Asomaba el otro día una noticia sobre el desmantelamiento de una red (¡otra más!) de pornografía infantil que intercambiaba a través del guasá imágenes en las que niños de muy corta edad, casi bebés, son sometidos a abusos y torturas aberrantes. Pero todo freno policial, por eficaz y disuasorio que sea, se revela inútil si no lo precede un freno moral: las sociedades sanas robustecen los frenos morales que inhiben las conductas criminales; las sociedades podridas debilitan tales frenos morales y, una vez que todos los demonios del crimen han sido liberados, se dedican a perseguirlos. Resulta muy sintomático que aceptemos con naturalidad, por ejemplo, que en Estados Unidos se perpetran matanzas porque allí las armas se han convertido en una mercancía que cualquiera puede adquirir fácilmente; y que, en cambio, rechacemos que en nuestra época abundan los degenerados sexuales porque padecemos una invasión de sensualismo y pornografía accesible a golpe de tecla o de pantalla táctil. No olvidemos que el presidente del Partido Popular europeo ha proclamado con orgullo que el acceso libre a la pornografía es uno de los mayores logros de la Unión Europea.

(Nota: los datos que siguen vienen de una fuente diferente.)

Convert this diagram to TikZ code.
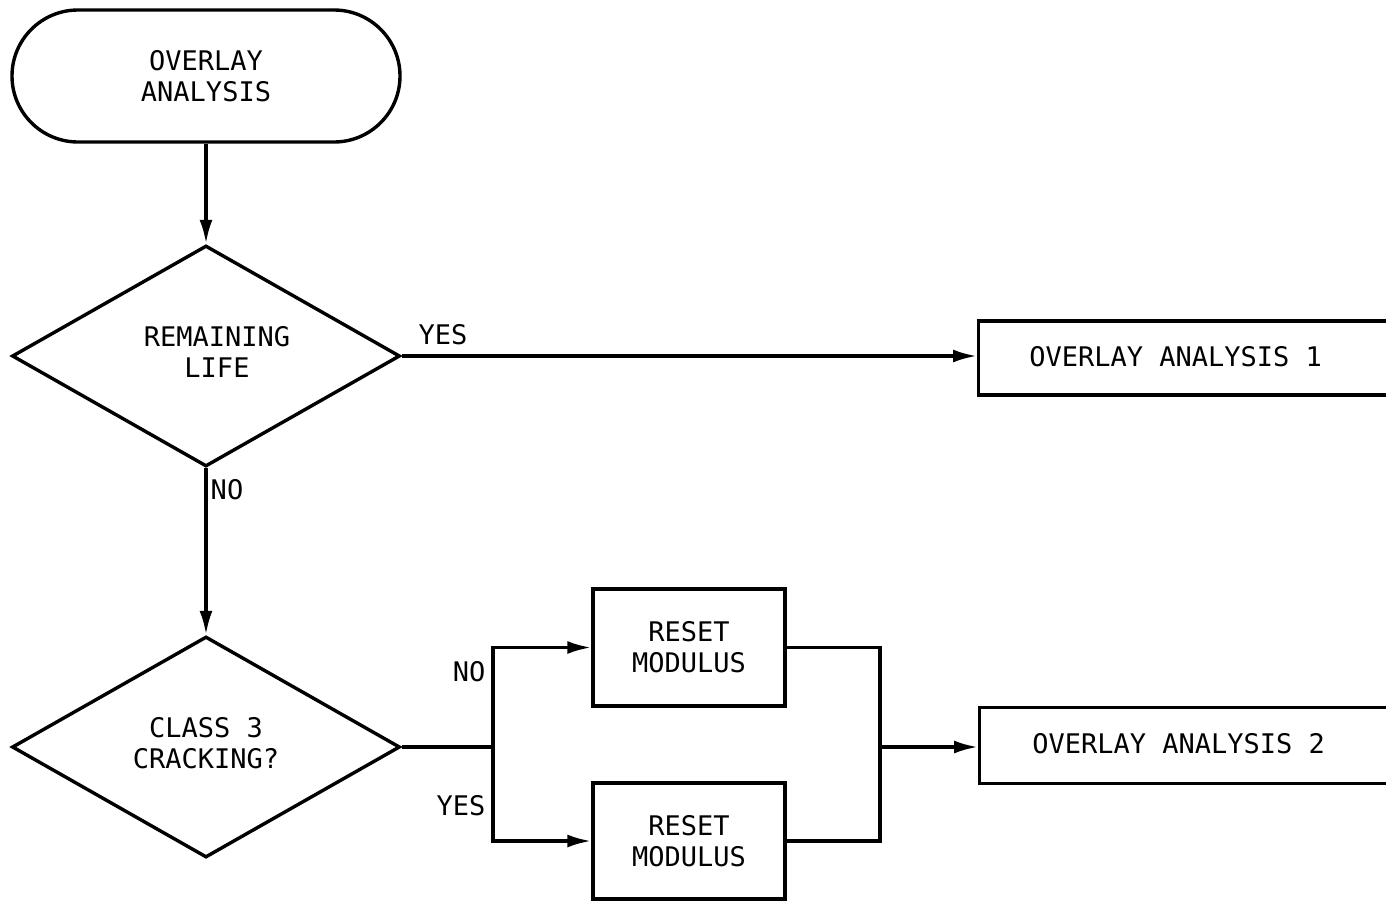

Pero esta invasión de sensualismo y pornografía no es una conquista de la libertad humana, sino una forma atroz de sumisión a los instintos más esclavizantes. El naturalismo instintivo, hoy convertido en ideología, pretende que la sexualidad humana es benéfica y multiforme, y que nada hay de malo en someterla a constantes estímulos. Pero lo cierto es que la sexualidad humana es como el agua: benéfica cuando se encauza; destructiva cuando los cauces se desbordan y se rompen los diques. Una sexualidad sometida a constantes estímulos morbosos destruye nuestra humanidad y nos convierte en esclavos de nuestros instintos. Pero, cuando se liberan, los instintos humanos -a diferencia de los instintos del animal- no se satisfacen con la mera repetición, por la sencilla razón de que el hombre, a diferencia del animal, es un ser imaginativo y un buscador de novedades. Un hombre entregado al sensualismo desatado necesita imaginar variantes que traigan novedad a su hastío. Y así, el consumidor de pornografía convencional acabará consumiendo pornografía alternativa, hasta que llega el día en que desea también consumir pornografía en la que aparezcan niños.
Chesterton ya nos lo advertía: “El mundo se ha teñido de pasiones peligrosas y rápidamente putrescentes; de pasiones naturales convertidas en pasiones contra natura. Así el efecto de tratar la sexualidad como cosa inocente y natural es que todas las demás cosas inocentes y naturales se empapan y manchan de sexualidad. Porque no se puede conceder a la sexualidad una mera igualdad con emociones o experiencias elementales como el comer o el dormir. En el momento en que deja de ser sierva se convierte en tirana”. Cuando la sexualidad se desembrida se convierte en una pasión putrescente, ansiosa de conquistar nuevas perversidades; y no debe extrañarnos que, después de probar todos los sabores, quiera hincarle el diente a la fruta prohibida de la infancia. La pornografía infantil no es expresión, como se pretende, de una perturbación que aflige a cuatro monstruos; es fruto del clima moral creado por una ideología criminal que ha impuesto el naturalismo instintivo como forma de plenitud y que considera que el acceso libre a la pornografía es una de las grandes conquistas humanas. Estas pasiones putrescentes sólo se podrán combatir mediante frenos morales efectivos e impidiendo el acceso a la pornografía. Exactamente lo contrario de lo que nuestra época postula, para sostener el andamiaje de su tiranía.